Стремясь внести в свою жизнь элемент самодисциплины, Фицджеральд снял комнату в центре города, где писал жестко установленное для себя количество страниц, после чего шел отдохнуть в книжный магазин «Кильмарнок» на пересечении улиц — Четвертой и Миннесоты. Через угловую дверь он входил в похожую на бильярдный зал комнату, темную и слегка грязноватую, по стенам которой до самого потолка тянулись полки с книгами. Новые поступления, главным образом беллетристика, раскладывались на двух стоящих в центре столах. Бросив на них мимолетный взгляд, Фицджеральд следовал в расположенную сзади комнатушку с камином и удобными креслами. Здесь всегда велись разговоры на интеллектуальные темы. Один из владельцев книжного магазина только что вернулся из Англии, привезя с собой тайком несколько экземпляров романа Джеймса Джойса «Уллис», который в то время произвел сенсацию.

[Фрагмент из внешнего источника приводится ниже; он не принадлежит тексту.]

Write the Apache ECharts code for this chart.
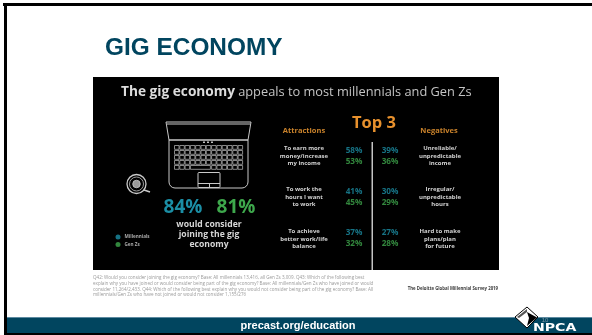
<!DOCTYPE html>
<html>
<head>
<meta charset="utf-8">
<style>html,body{margin:0;padding:0;background:#fff}#chart{width:592px;height:335px}</style>
<script src="https://cdn.jsdelivr.net/npm/echarts@6/dist/echarts.min.js"></script>
</head>
<body>
<div id="chart"></div>
<script>
// Survey figures
const sides = ['Attractions', 'Negatives'];
const rows = ['first', 'second', 'third'];
const millennialsAttractions = [58, 41, 37];
const genZAttractions = [53, 45, 32];
const millennialsNegatives = [39, 30, 27];
const genZNegatives = [36, 29, 28];
const considerShare = [84, 81];
const groups = ['Millennials', 'Gen Zs'];
const attractionLabels = [
  ['To earn more', 'money/increase', 'my income'],
  ['To work the', 'hours I want', 'to work'],
  ['To achieve', 'better work/life', 'balance']
];
const negativeLabels = [
  ['Unreliable/', 'unpredictable', 'income'],
  ['Irregular/', 'unpredictable', 'hours'],
  ['Hard to make', 'plans/plan', 'for future']
];
const footnoteLines = [
  'Q42: Would you consider joining the gig economy? Base: All millennials 13,416, all Gen Zs 3,009. Q43: Which of the following best',
  'explain why you have joined or would consider being part of the gig economy? Base: All millennials/Gen Zs who have joined or would',
  'consider 11,264/2,433. Q44: Which of the following best explain why you would not consider being part of the gig economy? Base: All',
  'millennials/Gen Zs who have not joined or would not consider 1,155/276'
];

const TEAL = '#1b8ea5', GREEN = '#3ea84c', ORANGE = '#e8912d', NAVY = '#01455f';
const SANS = '"Open Sans", sans-serif';
const LINE = '#c9c9c9';

const g = [];
const rect = (x, y, width, height, fill, z = 1) =>
  g.push({ type: 'rect', z, silent: true, shape: { x, y, width, height }, style: { fill } });
const outline = (x, y, width, height, r = 0, lineWidth = 1, stroke = LINE) =>
  g.push({ type: 'rect', z: 3, silent: true, shape: { x, y, width, height, r },
           style: { fill: 'transparent', stroke, lineWidth } });
const text = (x, y, t, size, fill, weight = 'normal', align = 'center', font = SANS) =>
  g.push({ type: 'text', z: 4, silent: true, x, y,
           style: { text: t, fontSize: size, fill, fontWeight: weight, fontFamily: font,
                    align, verticalAlign: 'middle' } });
const poly = (points, style, z = 3) =>
  g.push({ type: 'polygon', z, silent: true, shape: { points }, style });

// Slide frame and footer band
rect(3, 3, 589, 3, '#000');
rect(4, 3, 3, 332, '#000');
rect(7, 317, 585, 16, NAVY);
rect(7, 317, 585, 1, '#5d8aa0', 2);
rect(4, 333, 588, 2, '#000');
rect(93, 77, 406, 193, '#000');
text(105, 48.5, 'GIG ECONOMY', 24.4, NAVY, 'bold', 'left', '"Liberation Sans", Arial, sans-serif');
text(298, 326, 'precast.org/education', 11, '#fff', 'bold', 'center', '"Liberation Sans", Arial, sans-serif');

// Headline
g.push({ type: 'text', z: 4, silent: true, x: 121, y: 92,
  style: { text: '{b|The gig economy} {r|appeals to most millennials and Gen Zs}',
           verticalAlign: 'middle', align: 'left', fontFamily: SANS,
           rich: { b: { fontSize: 13.7, fontWeight: 'bold', fill: '#dcdcdc', fontFamily: SANS },
                   r: { fontSize: 12.8, fontWeight: 'normal', fill: '#c4c4c4', fontFamily: SANS } } } });

// Laptop outline seen from above
poly([[166, 122], [251, 122], [248, 140], [169, 140]], { fill: 'transparent', stroke: LINE, lineWidth: 1 });
rect(167, 123.5, 83, 1, LINE, 3);
outline(169, 140, 79, 48, [0, 0, 6, 6]);
[203, 207, 211].forEach(x => rect(x, 141.5, 2, 1.5, '#bdbdbd', 3));
const keyRows = [145.5, 150.5, 155.5, 160.5, 165.5];
keyRows.forEach((y, r) => {
  for (let i = 0; i < 13; i++) {
    const wide = (r === 4 && i === 3);
    if (r === 4 && i > 3 && i <= 6) continue;
    outline(174.5 + i * 5.3, y, wide ? 20 : 4.5, 3.8, 0, 0.8, '#a9a9a9');
  }
});
outline(198, 172.5, 22, 15, 1);
rect(198, 183, 22, 1, LINE, 3);
rect(209, 183, 1, 4, LINE, 3);

// Coffee cup icon
g.push({ type: 'circle', z: 3, silent: true, shape: { cx: 136.5, cy: 184, r: 9.5 },
         style: { fill: 'transparent', stroke: LINE, lineWidth: 1.3 } });
g.push({ type: 'circle', z: 3, silent: true, shape: { cx: 136.5, cy: 184, r: 7 },
         style: { fill: 'transparent', stroke: '#9a9a9a', lineWidth: 1 } });
g.push({ type: 'circle', z: 3, silent: true, shape: { cx: 136.5, cy: 184, r: 3.8 },
         style: { fill: '#9a9a9a', stroke: LINE, lineWidth: 0.8 } });
g.push({ type: 'line', z: 3, silent: true, shape: { x1: 144, y1: 190, x2: 150, y2: 192 },
         style: { stroke: LINE, lineWidth: 1.6 } });

// Headline shares and their caption
text(183, 208, considerShare[0] + '%', 19, TEAL, 'bold');
text(236, 208, considerShare[1] + '%', 19, GREEN, 'bold');
['would consider', 'joining the gig', 'economy'].forEach((t, i) =>
  text(209, 225 + i * 10, t, 8.6, '#d6d6d6', 'bold'));

// Top-3 header and divider
text(374, 123, 'Top 3', 16.5, ORANGE, 'bold');
text(304, 131, sides[0], 7.5, '#c9822b', 'bold');
text(439, 131, sides[1], 7.5, '#c9822b', 'bold');
rect(371.5, 142, 1.5, 128, '#c4c4c4', 3);

const rowTop = [148, 189, 231];
attractionLabels.forEach((lines, r) => lines.forEach((t, i) =>
  text(304, rowTop[r] + i * 7.8, t, 6, '#d2d2d2', 'bold')));
negativeLabels.forEach((lines, r) => lines.forEach((t, i) =>
  text(440, rowTop[r] + i * 7.8, t, 6, '#d2d2d2', 'bold')));

// Footnote, source line
footnoteLines.forEach((t, i) =>
  text(93, 278 + i * 5.7, t, 4.55, '#9a9a9a', 'normal', 'left'));
text(498, 289, 'The Deloitte Global Millennial Survey 2019', 4.3, '#3a3a3a', 'bold', 'right');

// NPCA mark
poly([[527, 307], [538, 317], [527, 328], [515, 317]], { fill: '#fff', stroke: '#000', lineWidth: 1 }, 5);
poly([[527, 312], [537, 317.5], [527, 326], [529, 318]], { fill: '#000' }, 6);
poly([[517, 317], [527, 309], [527, 312], [519, 318]], { fill: '#555' }, 6);
text(545, 320.5, '10', 6, '#7d97a6', 'normal', 'center', '"Liberation Sans", sans-serif');
g.push({ type: 'text', z: 7, silent: true, x: 533, y: 328, scaleX: 1.28,
  style: { text: 'NPCA', fontSize: 11, fontWeight: 'bold', fill: '#fff', align: 'left',
           verticalAlign: 'middle', fontFamily: '"DejaVu Sans", sans-serif' } });

// One percentage column per side, two stacked figures per row
const points = (a, b) => [...a.map((v, r) => [sides[0], rows[r], v]), ...b.map((v, r) => [sides[1], rows[r], v])];
const figureSeries = (name, color, data, dy) => ({
  type: 'scatter', name, data, symbolSize: 0, itemStyle: { color }, z: 5,
  encode: { x: 0, y: 1 },
  label: { show: true, position: 'inside', offset: [0, dy], color, fontFamily: SANS,
           fontSize: 8.2, fontWeight: 'bold', formatter: p => p.value[2] + '%' }
});

const chart = echarts.init(document.getElementById('chart'), null, { renderer: 'canvas' });
chart.setOption({
  animation: false,
  backgroundColor: '#fff',
  grid: { left: 336, top: 136, width: 72, height: 123 },
  xAxis: { type: 'category', data: sides, show: false },
  yAxis: { type: 'category', data: rows, inverse: true, show: false },
  legend: {
    orient: 'vertical', left: 115.5, top: 234.5, itemWidth: 5, itemHeight: 5, itemGap: 2.5,
    icon: 'circle', padding: 0, data: groups,
    textStyle: { color: '#a8a8a8', fontSize: 4.6, fontFamily: SANS, fontWeight: 'bold', padding: [0, 0, 0, -1] }
  },
  series: [
    figureSeries(groups[0], TEAL, points(millennialsAttractions, millennialsNegatives), -5.5),
    figureSeries(groups[1], GREEN, points(genZAttractions, genZNegatives), 5.5)
  ],
  graphic: { elements: g }
});
</script>
</body>
</html>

Его совладелец, Том Бойд, вел литературный раздел в «Сент-Пол дейли ньюс», которая поддерживала интерес местной читающей публики к Фицджеральду. Красивый, энергичный, легко возбудимый, Бойд был на два года моложе Скотта. Его интеллекту недоставало отточенности — он закончил лишь среднюю школу. В прошлом морской пехотинец, отличившийся в боях, он вскоре напишет неплохой роман о войне, который издаст «Скрибнерс» по рекомендации Фицджеральда.
Время от времени в книжный магазин заглядывали довольно известные личности. Однажды Фицджеральд повстречал в нем Джозефа Гергесхаймера,[92] приближавшегося в то время к зениту славы.
— Господин Гергесхаймер, — обратился к нему Фицджеральд, — жизнь писателя полна горечи, разочарований и отчаяния. Не думаете ли вы, что было бы лучше родиться с талантом, ну, скажем, плотника?
Глазки Гергесхаймера заблестели из-под очков с толстой оправой.
— Упаси боже! — воскликнул он. — Я много лет прожил в горах Виргинии, питаясь мамалыгой и коровьим горохом и печатая на поломанной машинке, прежде чем мне удалось продать хоть одну строчку. Так что не говорите мне об отчаянии!